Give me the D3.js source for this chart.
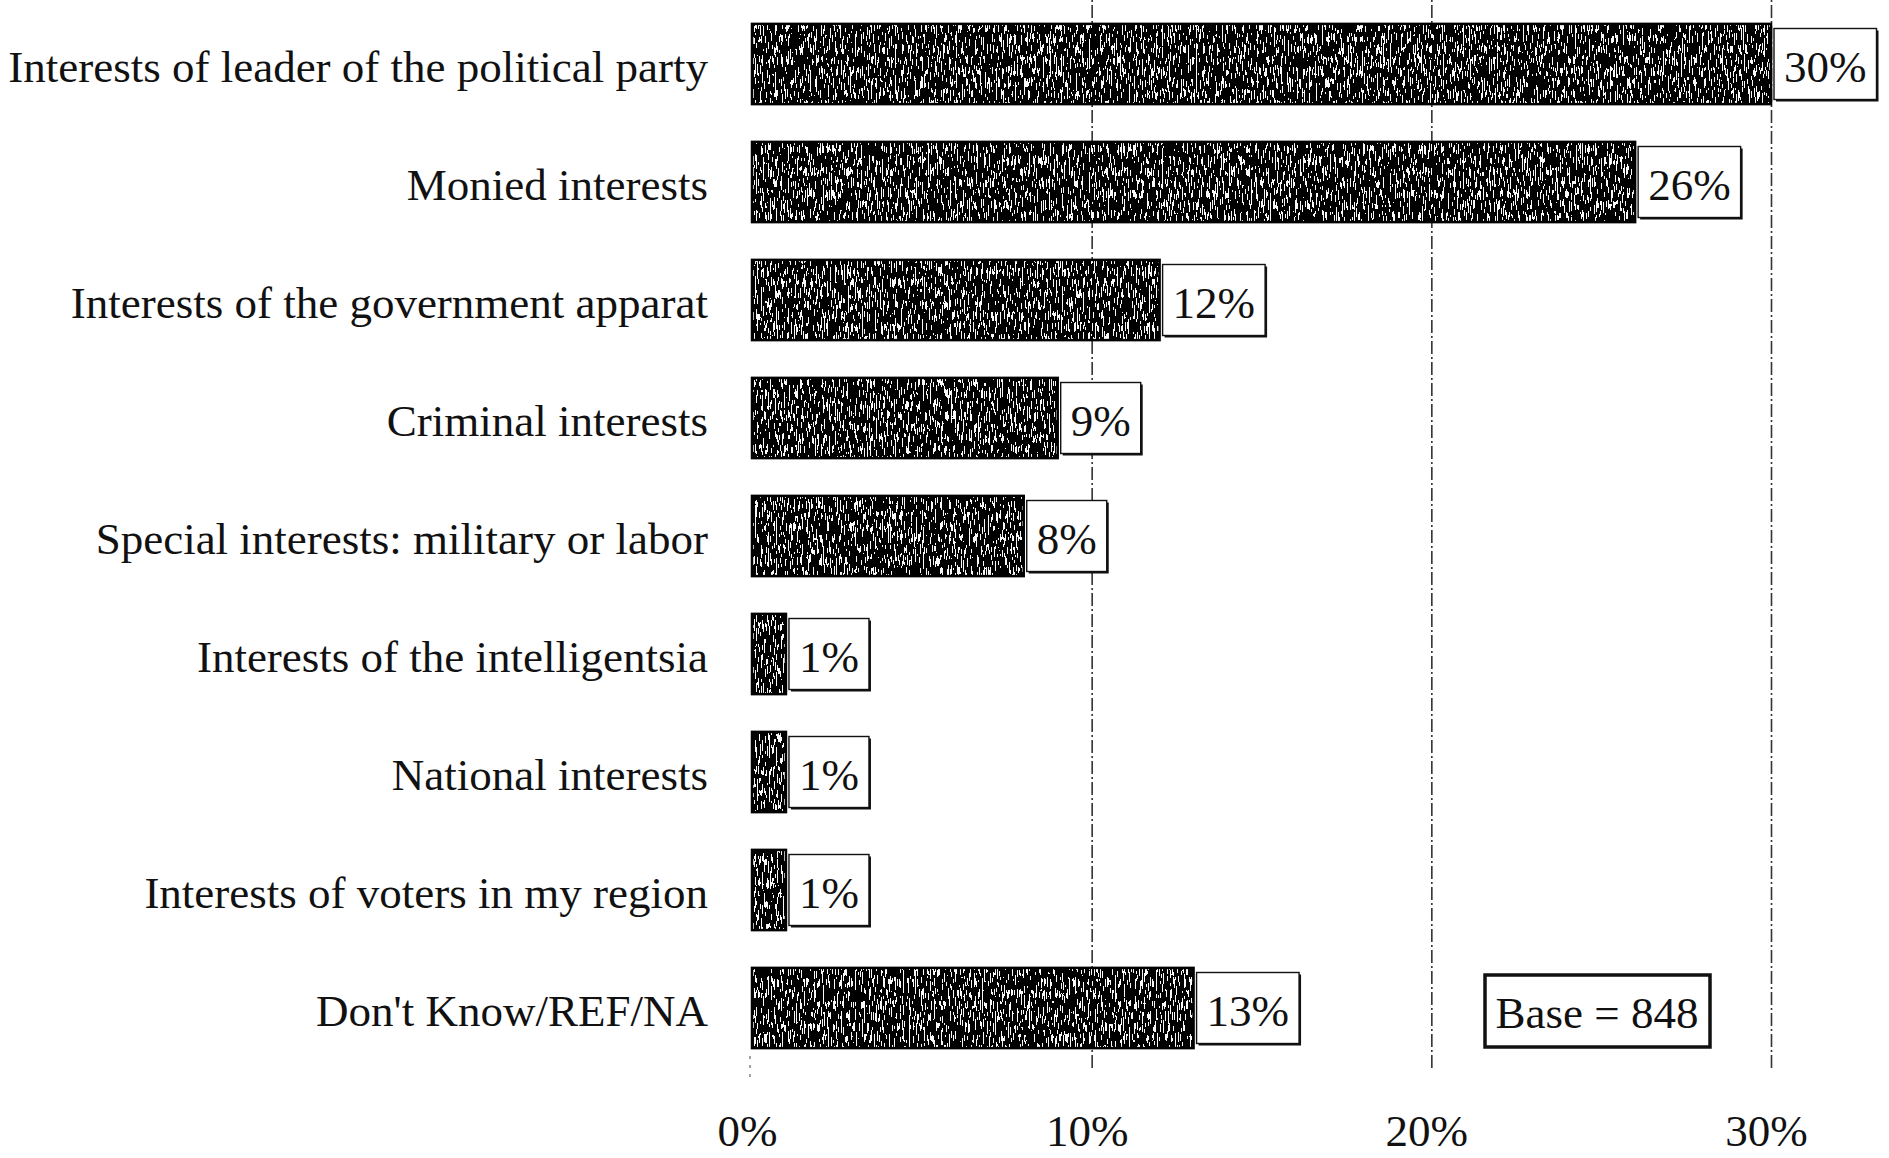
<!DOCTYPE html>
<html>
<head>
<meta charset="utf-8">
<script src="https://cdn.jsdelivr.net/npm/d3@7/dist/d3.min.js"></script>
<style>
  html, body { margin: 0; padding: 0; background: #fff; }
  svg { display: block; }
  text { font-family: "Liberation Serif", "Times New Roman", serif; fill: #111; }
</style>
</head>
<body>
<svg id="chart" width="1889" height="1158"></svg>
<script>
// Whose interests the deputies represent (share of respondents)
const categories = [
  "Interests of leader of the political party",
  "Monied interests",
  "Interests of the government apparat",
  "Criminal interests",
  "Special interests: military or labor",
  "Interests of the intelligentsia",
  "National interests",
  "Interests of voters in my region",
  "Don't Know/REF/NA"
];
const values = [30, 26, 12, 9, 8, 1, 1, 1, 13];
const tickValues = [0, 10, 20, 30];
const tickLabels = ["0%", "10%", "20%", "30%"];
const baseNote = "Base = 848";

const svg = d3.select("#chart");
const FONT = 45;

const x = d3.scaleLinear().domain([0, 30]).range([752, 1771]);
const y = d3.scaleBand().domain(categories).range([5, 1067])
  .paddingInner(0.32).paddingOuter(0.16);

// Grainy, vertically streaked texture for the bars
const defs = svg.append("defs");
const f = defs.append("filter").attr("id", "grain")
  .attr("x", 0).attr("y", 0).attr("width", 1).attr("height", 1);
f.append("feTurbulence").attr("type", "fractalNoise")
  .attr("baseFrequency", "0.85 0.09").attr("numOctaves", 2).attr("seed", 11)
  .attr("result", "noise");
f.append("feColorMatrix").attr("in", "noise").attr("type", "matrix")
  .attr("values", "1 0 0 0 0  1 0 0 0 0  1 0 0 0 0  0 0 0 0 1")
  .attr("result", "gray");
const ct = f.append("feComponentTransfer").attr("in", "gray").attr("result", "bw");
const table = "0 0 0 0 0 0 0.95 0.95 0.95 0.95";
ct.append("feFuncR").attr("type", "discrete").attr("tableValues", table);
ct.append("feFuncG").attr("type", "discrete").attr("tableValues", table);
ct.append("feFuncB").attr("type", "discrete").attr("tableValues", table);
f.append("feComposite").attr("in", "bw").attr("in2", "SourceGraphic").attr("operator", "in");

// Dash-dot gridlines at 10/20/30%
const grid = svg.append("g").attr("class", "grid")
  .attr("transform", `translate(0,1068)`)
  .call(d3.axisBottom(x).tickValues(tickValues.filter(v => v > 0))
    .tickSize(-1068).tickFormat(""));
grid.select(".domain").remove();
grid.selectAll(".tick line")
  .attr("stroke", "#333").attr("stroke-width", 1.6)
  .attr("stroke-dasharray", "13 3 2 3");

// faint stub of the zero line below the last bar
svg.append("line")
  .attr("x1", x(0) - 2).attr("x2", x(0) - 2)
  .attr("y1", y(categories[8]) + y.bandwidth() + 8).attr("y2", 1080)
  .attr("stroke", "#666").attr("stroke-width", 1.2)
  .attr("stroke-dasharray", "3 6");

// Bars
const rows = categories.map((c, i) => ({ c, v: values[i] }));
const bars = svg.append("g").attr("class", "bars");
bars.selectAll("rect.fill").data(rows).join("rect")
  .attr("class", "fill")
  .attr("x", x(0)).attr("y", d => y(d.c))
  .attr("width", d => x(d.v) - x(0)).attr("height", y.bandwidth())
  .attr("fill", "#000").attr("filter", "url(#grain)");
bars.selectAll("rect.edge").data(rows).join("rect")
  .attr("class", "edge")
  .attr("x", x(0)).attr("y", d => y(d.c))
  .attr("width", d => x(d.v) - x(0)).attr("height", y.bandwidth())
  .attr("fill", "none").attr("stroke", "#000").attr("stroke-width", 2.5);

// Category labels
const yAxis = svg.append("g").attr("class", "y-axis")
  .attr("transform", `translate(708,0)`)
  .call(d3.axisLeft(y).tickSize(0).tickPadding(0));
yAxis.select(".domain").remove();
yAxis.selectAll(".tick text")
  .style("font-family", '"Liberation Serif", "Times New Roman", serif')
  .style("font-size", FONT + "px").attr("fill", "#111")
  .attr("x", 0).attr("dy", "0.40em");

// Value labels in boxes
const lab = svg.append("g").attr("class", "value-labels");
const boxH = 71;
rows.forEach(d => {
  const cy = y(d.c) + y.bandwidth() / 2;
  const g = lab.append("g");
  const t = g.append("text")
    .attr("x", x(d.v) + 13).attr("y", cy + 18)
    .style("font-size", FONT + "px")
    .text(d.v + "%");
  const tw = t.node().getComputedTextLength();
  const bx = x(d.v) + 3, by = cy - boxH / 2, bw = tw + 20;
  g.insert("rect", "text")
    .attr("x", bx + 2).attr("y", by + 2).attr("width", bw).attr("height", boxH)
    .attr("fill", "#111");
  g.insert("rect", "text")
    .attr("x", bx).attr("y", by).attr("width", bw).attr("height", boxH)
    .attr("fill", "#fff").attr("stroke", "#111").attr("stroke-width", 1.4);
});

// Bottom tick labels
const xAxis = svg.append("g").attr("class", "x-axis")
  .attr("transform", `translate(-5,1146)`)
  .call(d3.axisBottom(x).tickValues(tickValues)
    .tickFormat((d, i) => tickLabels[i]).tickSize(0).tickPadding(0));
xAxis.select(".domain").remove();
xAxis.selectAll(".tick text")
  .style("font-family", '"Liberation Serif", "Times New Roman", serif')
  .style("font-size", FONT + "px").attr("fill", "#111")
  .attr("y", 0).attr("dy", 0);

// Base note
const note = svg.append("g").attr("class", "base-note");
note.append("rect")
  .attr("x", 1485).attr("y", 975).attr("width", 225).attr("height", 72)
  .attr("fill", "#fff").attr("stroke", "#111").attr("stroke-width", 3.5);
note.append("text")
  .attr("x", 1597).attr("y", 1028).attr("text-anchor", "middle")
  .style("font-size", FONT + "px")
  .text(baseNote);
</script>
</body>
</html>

* **PROBLEM REQUIREMENTS**
Skip the images and write out the rest of the listing exactly.

* **COMPLETED EXERCISE**
Give me the D3.js source for this chart.
<!DOCTYPE html>
<html>
<head>
<meta charset="utf-8">
<script src="https://cdn.jsdelivr.net/npm/d3@7/dist/d3.min.js"></script>
<style>
  html, body { margin: 0; padding: 0; background: #fff; }
  svg { display: block; }
  text { font-family: "Liberation Serif", "Times New Roman", serif; fill: #111; }
</style>
</head>
<body>
<svg id="chart" width="1889" height="1158"></svg>
<script>
// Whose interests the deputies represent (share of respondents)
const categories = [
  "Interests of leader of the political party",
  "Monied interests",
  "Interests of the government apparat",
  "Criminal interests",
  "Special interests: military or labor",
  "Interests of the intelligentsia",
  "National interests",
  "Interests of voters in my region",
  "Don't Know/REF/NA"
];
const values = [30, 26, 12, 9, 8, 1, 1, 1, 13];
const tickValues = [0, 10, 20, 30];
const tickLabels = ["0%", "10%", "20%", "30%"];
const baseNote = "Base = 848";

const svg = d3.select("#chart");
const FONT = 45;

const x = d3.scaleLinear().domain([0, 30]).range([752, 1771]);
const y = d3.scaleBand().domain(categories).range([5, 1067])
  .paddingInner(0.32).paddingOuter(0.16);

// Grainy, vertically streaked texture for the bars
const defs = svg.append("defs");
const f = defs.append("filter").attr("id", "grain")
  .attr("x", 0).attr("y", 0).attr("width", 1).attr("height", 1);
f.append("feTurbulence").attr("type", "fractalNoise")
  .attr("baseFrequency", "0.85 0.09").attr("numOctaves", 2).attr("seed", 11)
  .attr("result", "noise");
f.append("feColorMatrix").attr("in", "noise").attr("type", "matrix")
  .attr("values", "1 0 0 0 0  1 0 0 0 0  1 0 0 0 0  0 0 0 0 1")
  .attr("result", "gray");
const ct = f.append("feComponentTransfer").attr("in", "gray").attr("result", "bw");
const table = "0 0 0 0 0 0 0.95 0.95 0.95 0.95";
ct.append("feFuncR").attr("type", "discrete").attr("tableValues", table);
ct.append("feFuncG").attr("type", "discrete").attr("tableValues", table);
ct.append("feFuncB").attr("type", "discrete").attr("tableValues", table);
f.append("feComposite").attr("in", "bw").attr("in2", "SourceGraphic").attr("operator", "in");

// Dash-dot gridlines at 10/20/30%
const grid = svg.append("g").attr("class", "grid")
  .attr("transform", `translate(0,1068)`)
  .call(d3.axisBottom(x).tickValues(tickValues.filter(v => v > 0))
    .tickSize(-1068).tickFormat(""));
grid.select(".domain").remove();
grid.selectAll(".tick line")
  .attr("stroke", "#333").attr("stroke-width", 1.6)
  .attr("stroke-dasharray", "13 3 2 3");

// faint stub of the zero line below the last bar
svg.append("line")
  .attr("x1", x(0) - 2).attr("x2", x(0) - 2)
  .attr("y1", y(categories[8]) + y.bandwidth() + 8).attr("y2", 1080)
  .attr("stroke", "#666").attr("stroke-width", 1.2)
  .attr("stroke-dasharray", "3 6");

// Bars
const rows = categories.map((c, i) => ({ c, v: values[i] }));
const bars = svg.append("g").attr("class", "bars");
bars.selectAll("rect.fill").data(rows).join("rect")
  .attr("class", "fill")
  .attr("x", x(0)).attr("y", d => y(d.c))
  .attr("width", d => x(d.v) - x(0)).attr("height", y.bandwidth())
  .attr("fill", "#000").attr("filter", "url(#grain)");
bars.selectAll("rect.edge").data(rows).join("rect")
  .attr("class", "edge")
  .attr("x", x(0)).attr("y", d => y(d.c))
  .attr("width", d => x(d.v) - x(0)).attr("height", y.bandwidth())
  .attr("fill", "none").attr("stroke", "#000").attr("stroke-width", 2.5);

// Category labels
const yAxis = svg.append("g").attr("class", "y-axis")
  .attr("transform", `translate(708,0)`)
  .call(d3.axisLeft(y).tickSize(0).tickPadding(0));
yAxis.select(".domain").remove();
yAxis.selectAll(".tick text")
  .style("font-family", '"Liberation Serif", "Times New Roman", serif')
  .style("font-size", FONT + "px").attr("fill", "#111")
  .attr("x", 0).attr("dy", "0.40em");

// Value labels in boxes
const lab = svg.append("g").attr("class", "value-labels");
const boxH = 71;
rows.forEach(d => {
  const cy = y(d.c) + y.bandwidth() / 2;
  const g = lab.append("g");
  const t = g.append("text")
    .attr("x", x(d.v) + 13).attr("y", cy + 18)
    .style("font-size", FONT + "px")
    .text(d.v + "%");
  const tw = t.node().getComputedTextLength();
  const bx = x(d.v) + 3, by = cy - boxH / 2, bw = tw + 20;
  g.insert("rect", "text")
    .attr("x", bx + 2).attr("y", by + 2).attr("width", bw).attr("height", boxH)
    .attr("fill", "#111");
  g.insert("rect", "text")
    .attr("x", bx).attr("y", by).attr("width", bw).attr("height", boxH)
    .attr("fill", "#fff").attr("stroke", "#111").attr("stroke-width", 1.4);
});

// Bottom tick labels
const xAxis = svg.append("g").attr("class", "x-axis")
  .attr("transform", `translate(-5,1146)`)
  .call(d3.axisBottom(x).tickValues(tickValues)
    .tickFormat((d, i) => tickLabels[i]).tickSize(0).tickPadding(0));
xAxis.select(".domain").remove();
xAxis.selectAll(".tick text")
  .style("font-family", '"Liberation Serif", "Times New Roman", serif')
  .style("font-size", FONT + "px").attr("fill", "#111")
  .attr("y", 0).attr("dy", 0);

// Base note
const note = svg.append("g").attr("class", "base-note");
note.append("rect")
  .attr("x", 1485).attr("y", 975).attr("width", 225).attr("height", 72)
  .attr("fill", "#fff").attr("stroke", "#111").attr("stroke-width", 3.5);
note.append("text")
  .attr("x", 1597).attr("y", 1028).attr("text-anchor", "middle")
  .style("font-size", FONT + "px")
  .text(baseNote);
</script>
</body>
</html>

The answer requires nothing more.